Even if you don’t live in New York City, you should be keeping an eye on the paid sick leave bill everyone in the nation’s largest city is buzzing about. The bill, passed by New York’s City Council, would require businesses with 20 or more employees to provide up to five paid sick days for them, and would take effect in April 2014 unless the economy undergoes a significant financial downturn.
Although BusinessMirror reports that Mayor Bloomberg has vowed to veto it, the bill’s passage seems to be part of a nationwide wave of change. Paid sick days are already required in Connecticut, San Francisco, Washington, DC and Seattle, and legislation is pending in Philadelphia, Massachusetts and Vermont.

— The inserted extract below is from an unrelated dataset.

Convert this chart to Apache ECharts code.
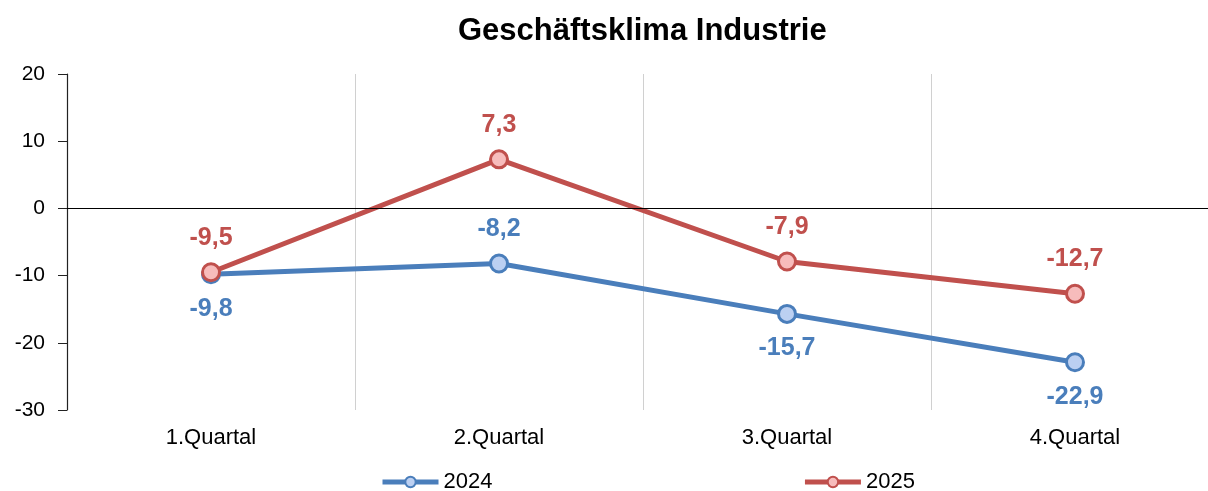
<!DOCTYPE html>
<html>
<head>
<meta charset="utf-8">
<script src="https://cdn.jsdelivr.net/npm/echarts@6/dist/echarts.min.js"></script>
<style>
  html, body { margin: 0; padding: 0; background: #fff; }
  #chart { width: 1208px; height: 491px; }
</style>
</head>
<body>
<div id="chart"></div>
<script>
var quarters = ["1.Quartal", "2.Quartal", "3.Quartal", "4.Quartal"];
var values2024 = [-9.8, -8.2, -15.7, -22.9];
var values2025 = [-9.5, 7.3, -7.9, -12.7];
// label side for the 2024 line (only 2. Quartal is above)
var pos2024 = ["bottom", "top", "bottom", "bottom"];

var fmt = function (v) {
  return String(v).replace(".", ",");
};

var myChart = echarts.init(document.getElementById("chart"));
var option = {
  animation: false,
  textStyle: { fontFamily: "Liberation Sans, Arial, sans-serif" },
  title: {
    text: "Geschäftsklima Industrie",
    left: 453,
    top: 11,
    textStyle: { fontSize: 31, fontWeight: "bold", color: "#000" },
  },
  legend: {
    data: ["2024", "2025"],
    left: 380,
    top: 471,
    padding: 0,
    itemGap: 310,
    itemWidth: 56,
    itemHeight: 13,
    lineStyle: { width: 5 },
    textStyle: { fontSize: 22, color: "#000" },
  },
  grid: { left: 67, right: -11, top: 74, bottom: 81, outerBoundsMode: "none" },
  xAxis: {
    type: "category",
    data: quarters,
    boundaryGap: true,
    axisLine: { show: false, onZero: false },
    axisTick: { show: false },
    axisLabel: { fontSize: 22, color: "#000", margin: 17 },
    splitLine: { show: true, lineStyle: { color: "#d0d0d0", width: 1 } },
  },
  yAxis: {
    type: "value",
    min: -30,
    max: 20,
    interval: 10,
    axisLine: { show: true, lineStyle: { color: "#222", width: 1.2 } },
    axisTick: { show: true, inside: false, length: 9, lineStyle: { color: "#222" } },
    axisLabel: { fontSize: 21, color: "#000", margin: 22 },
    splitLine: { show: false },
  },
  series: [
    {
      name: "2024",
      type: "line",
      data: values2024.map(function (v, i) {
        return { value: v, label: { position: pos2024[i] } };
      }),
      color: "#4a7ebb",
      symbol: "circle",
      symbolSize: 17,
      lineStyle: { width: 5, color: "#4a7ebb" },
      itemStyle: { color: "#bcd0f2", borderColor: "#4a7ebb", borderWidth: 3 },
      label: {
        show: true,
        fontSize: 25,
        fontWeight: "bold",
        color: "#4a7ebb",
        distance: 12,
        formatter: function (d) { return fmt(d.value); },
      },
      markLine: {
        silent: true,
        symbol: "none",
        label: { show: false },
        lineStyle: { color: "#000", width: 1.2, type: "solid" },
        data: [{ yAxis: 0 }],
      },
      z: 3,
    },
    {
      name: "2025",
      type: "line",
      data: values2025,
      color: "#c0504d",
      symbol: "circle",
      symbolSize: 17,
      lineStyle: { width: 5, color: "#c0504d" },
      itemStyle: { color: "#f7bcbc", borderColor: "#c0504d", borderWidth: 3 },
      label: {
        show: true,
        position: "top",
        fontSize: 25,
        fontWeight: "bold",
        color: "#c0504d",
        distance: 12,
        formatter: function (d) { return fmt(d.value); },
      },
      z: 4,
    },
  ],
};
myChart.setOption(option);
</script>
</body>
</html>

While some business owners claim that required paid sick leave would put them out of business and other opponents argue that paid sick leave will stymie job creation, a variety of studies have shown the opposite. One study by the Drum Major Institute found that after paid sick leave was instituted in San Francisco, employment grew by 3.5 percent in the city (while shrinking in surrounding counties that didn’t require paid sick leave) and that the number of businesses grew by nearly two percent (while falling by .61 percent in neighboring counties). In addition, for 70 percent of the businesses studied in San Francisco the change had either a positive impact, or no impact, on profitability. (Only 14 percent claim it hurt profits.)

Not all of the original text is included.